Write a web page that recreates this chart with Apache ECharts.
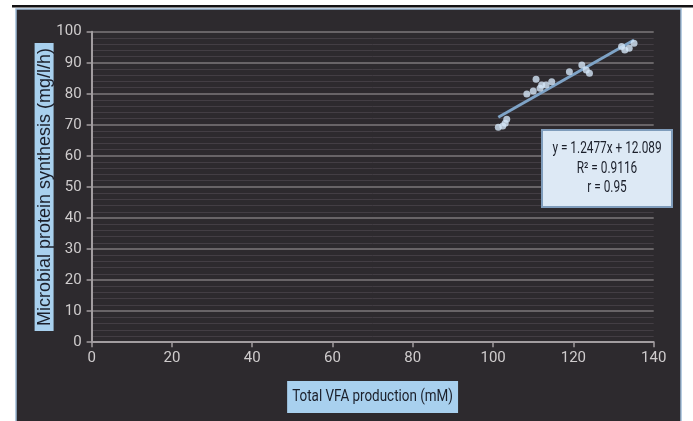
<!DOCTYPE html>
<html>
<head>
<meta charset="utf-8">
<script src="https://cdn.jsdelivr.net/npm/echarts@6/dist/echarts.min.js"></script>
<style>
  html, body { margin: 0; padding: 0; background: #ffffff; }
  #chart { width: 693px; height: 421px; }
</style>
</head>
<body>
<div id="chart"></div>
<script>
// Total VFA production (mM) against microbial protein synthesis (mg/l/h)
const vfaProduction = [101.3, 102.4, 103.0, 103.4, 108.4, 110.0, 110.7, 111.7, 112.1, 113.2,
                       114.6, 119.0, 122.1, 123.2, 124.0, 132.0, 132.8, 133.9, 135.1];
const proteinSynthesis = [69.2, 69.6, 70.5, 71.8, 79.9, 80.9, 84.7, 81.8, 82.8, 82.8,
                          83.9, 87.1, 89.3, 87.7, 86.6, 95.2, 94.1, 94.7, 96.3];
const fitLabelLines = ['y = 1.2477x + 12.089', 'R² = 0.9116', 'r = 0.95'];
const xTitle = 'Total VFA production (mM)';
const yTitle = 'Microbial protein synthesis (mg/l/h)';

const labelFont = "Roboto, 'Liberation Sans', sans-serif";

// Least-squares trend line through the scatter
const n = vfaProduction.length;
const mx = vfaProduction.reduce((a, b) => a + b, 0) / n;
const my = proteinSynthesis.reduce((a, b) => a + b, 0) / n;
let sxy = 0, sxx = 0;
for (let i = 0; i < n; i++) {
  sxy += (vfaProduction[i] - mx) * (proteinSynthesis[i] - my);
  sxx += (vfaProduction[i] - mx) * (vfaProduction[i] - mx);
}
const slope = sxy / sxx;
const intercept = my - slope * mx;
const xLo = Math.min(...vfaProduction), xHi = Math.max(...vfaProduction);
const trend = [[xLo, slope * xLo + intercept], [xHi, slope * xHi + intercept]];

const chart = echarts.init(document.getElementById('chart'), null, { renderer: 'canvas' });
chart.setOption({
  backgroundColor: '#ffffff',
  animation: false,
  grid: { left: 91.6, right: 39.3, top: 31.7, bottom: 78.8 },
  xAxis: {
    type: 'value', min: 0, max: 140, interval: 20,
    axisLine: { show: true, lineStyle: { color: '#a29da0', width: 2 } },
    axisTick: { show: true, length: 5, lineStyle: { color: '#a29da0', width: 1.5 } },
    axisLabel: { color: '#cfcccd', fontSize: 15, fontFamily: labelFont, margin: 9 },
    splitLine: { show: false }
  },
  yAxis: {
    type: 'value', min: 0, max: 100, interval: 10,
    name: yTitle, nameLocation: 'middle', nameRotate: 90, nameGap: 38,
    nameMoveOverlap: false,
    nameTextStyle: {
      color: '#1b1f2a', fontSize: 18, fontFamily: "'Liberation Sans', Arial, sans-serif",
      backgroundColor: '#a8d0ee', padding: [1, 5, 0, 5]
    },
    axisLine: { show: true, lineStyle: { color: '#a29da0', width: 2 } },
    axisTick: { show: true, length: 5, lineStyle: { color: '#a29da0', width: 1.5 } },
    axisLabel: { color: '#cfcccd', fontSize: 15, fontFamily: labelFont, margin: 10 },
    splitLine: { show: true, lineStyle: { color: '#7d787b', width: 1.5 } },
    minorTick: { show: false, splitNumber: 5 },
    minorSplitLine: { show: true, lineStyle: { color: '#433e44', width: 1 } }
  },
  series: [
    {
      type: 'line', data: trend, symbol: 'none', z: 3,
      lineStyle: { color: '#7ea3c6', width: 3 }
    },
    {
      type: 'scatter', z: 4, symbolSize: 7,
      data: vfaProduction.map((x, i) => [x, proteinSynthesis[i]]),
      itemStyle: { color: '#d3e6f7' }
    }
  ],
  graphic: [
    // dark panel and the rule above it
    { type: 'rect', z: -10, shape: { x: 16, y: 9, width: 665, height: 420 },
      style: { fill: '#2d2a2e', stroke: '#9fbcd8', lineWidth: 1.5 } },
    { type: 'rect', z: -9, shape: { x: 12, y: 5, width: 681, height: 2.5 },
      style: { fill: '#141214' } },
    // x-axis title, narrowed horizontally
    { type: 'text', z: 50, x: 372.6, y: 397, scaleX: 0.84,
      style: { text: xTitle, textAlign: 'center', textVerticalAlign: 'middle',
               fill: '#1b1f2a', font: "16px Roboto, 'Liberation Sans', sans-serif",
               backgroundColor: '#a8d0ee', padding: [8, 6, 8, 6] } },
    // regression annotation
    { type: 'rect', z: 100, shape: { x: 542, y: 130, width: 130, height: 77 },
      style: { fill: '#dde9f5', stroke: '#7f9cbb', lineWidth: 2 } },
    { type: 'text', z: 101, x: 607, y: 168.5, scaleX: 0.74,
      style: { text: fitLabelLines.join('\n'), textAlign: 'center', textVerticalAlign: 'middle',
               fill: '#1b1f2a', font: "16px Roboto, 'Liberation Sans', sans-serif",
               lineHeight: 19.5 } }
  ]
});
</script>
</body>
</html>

(What the exercise asks): Repeat the material above in full and exactly, apart from the pictures.

(Correct result):
Write a web page that recreates this chart with Apache ECharts.
<!DOCTYPE html>
<html>
<head>
<meta charset="utf-8">
<script src="https://cdn.jsdelivr.net/npm/echarts@6/dist/echarts.min.js"></script>
<style>
  html, body { margin: 0; padding: 0; background: #ffffff; }
  #chart { width: 693px; height: 421px; }
</style>
</head>
<body>
<div id="chart"></div>
<script>
// Total VFA production (mM) against microbial protein synthesis (mg/l/h)
const vfaProduction = [101.3, 102.4, 103.0, 103.4, 108.4, 110.0, 110.7, 111.7, 112.1, 113.2,
                       114.6, 119.0, 122.1, 123.2, 124.0, 132.0, 132.8, 133.9, 135.1];
const proteinSynthesis = [69.2, 69.6, 70.5, 71.8, 79.9, 80.9, 84.7, 81.8, 82.8, 82.8,
                          83.9, 87.1, 89.3, 87.7, 86.6, 95.2, 94.1, 94.7, 96.3];
const fitLabelLines = ['y = 1.2477x + 12.089', 'R² = 0.9116', 'r = 0.95'];
const xTitle = 'Total VFA production (mM)';
const yTitle = 'Microbial protein synthesis (mg/l/h)';

const labelFont = "Roboto, 'Liberation Sans', sans-serif";

// Least-squares trend line through the scatter
const n = vfaProduction.length;
const mx = vfaProduction.reduce((a, b) => a + b, 0) / n;
const my = proteinSynthesis.reduce((a, b) => a + b, 0) / n;
let sxy = 0, sxx = 0;
for (let i = 0; i < n; i++) {
  sxy += (vfaProduction[i] - mx) * (proteinSynthesis[i] - my);
  sxx += (vfaProduction[i] - mx) * (vfaProduction[i] - mx);
}
const slope = sxy / sxx;
const intercept = my - slope * mx;
const xLo = Math.min(...vfaProduction), xHi = Math.max(...vfaProduction);
const trend = [[xLo, slope * xLo + intercept], [xHi, slope * xHi + intercept]];

const chart = echarts.init(document.getElementById('chart'), null, { renderer: 'canvas' });
chart.setOption({
  backgroundColor: '#ffffff',
  animation: false,
  grid: { left: 91.6, right: 39.3, top: 31.7, bottom: 78.8 },
  xAxis: {
    type: 'value', min: 0, max: 140, interval: 20,
    axisLine: { show: true, lineStyle: { color: '#a29da0', width: 2 } },
    axisTick: { show: true, length: 5, lineStyle: { color: '#a29da0', width: 1.5 } },
    axisLabel: { color: '#cfcccd', fontSize: 15, fontFamily: labelFont, margin: 9 },
    splitLine: { show: false }
  },
  yAxis: {
    type: 'value', min: 0, max: 100, interval: 10,
    name: yTitle, nameLocation: 'middle', nameRotate: 90, nameGap: 38,
    nameMoveOverlap: false,
    nameTextStyle: {
      color: '#1b1f2a', fontSize: 18, fontFamily: "'Liberation Sans', Arial, sans-serif",
      backgroundColor: '#a8d0ee', padding: [1, 5, 0, 5]
    },
    axisLine: { show: true, lineStyle: { color: '#a29da0', width: 2 } },
    axisTick: { show: true, length: 5, lineStyle: { color: '#a29da0', width: 1.5 } },
    axisLabel: { color: '#cfcccd', fontSize: 15, fontFamily: labelFont, margin: 10 },
    splitLine: { show: true, lineStyle: { color: '#7d787b', width: 1.5 } },
    minorTick: { show: false, splitNumber: 5 },
    minorSplitLine: { show: true, lineStyle: { color: '#433e44', width: 1 } }
  },
  series: [
    {
      type: 'line', data: trend, symbol: 'none', z: 3,
      lineStyle: { color: '#7ea3c6', width: 3 }
    },
    {
      type: 'scatter', z: 4, symbolSize: 7,
      data: vfaProduction.map((x, i) => [x, proteinSynthesis[i]]),
      itemStyle: { color: '#d3e6f7' }
    }
  ],
  graphic: [
    // dark panel and the rule above it
    { type: 'rect', z: -10, shape: { x: 16, y: 9, width: 665, height: 420 },
      style: { fill: '#2d2a2e', stroke: '#9fbcd8', lineWidth: 1.5 } },
    { type: 'rect', z: -9, shape: { x: 12, y: 5, width: 681, height: 2.5 },
      style: { fill: '#141214' } },
    // x-axis title, narrowed horizontally
    { type: 'text', z: 50, x: 372.6, y: 397, scaleX: 0.84,
      style: { text: xTitle, textAlign: 'center', textVerticalAlign: 'middle',
               fill: '#1b1f2a', font: "16px Roboto, 'Liberation Sans', sans-serif",
               backgroundColor: '#a8d0ee', padding: [8, 6, 8, 6] } },
    // regression annotation
    { type: 'rect', z: 100, shape: { x: 542, y: 130, width: 130, height: 77 },
      style: { fill: '#dde9f5', stroke: '#7f9cbb', lineWidth: 2 } },
    { type: 'text', z: 101, x: 607, y: 168.5, scaleX: 0.74,
      style: { text: fitLabelLines.join('\n'), textAlign: 'center', textVerticalAlign: 'middle',
               fill: '#1b1f2a', font: "16px Roboto, 'Liberation Sans', sans-serif",
               lineHeight: 19.5 } }
  ]
});
</script>
</body>
</html>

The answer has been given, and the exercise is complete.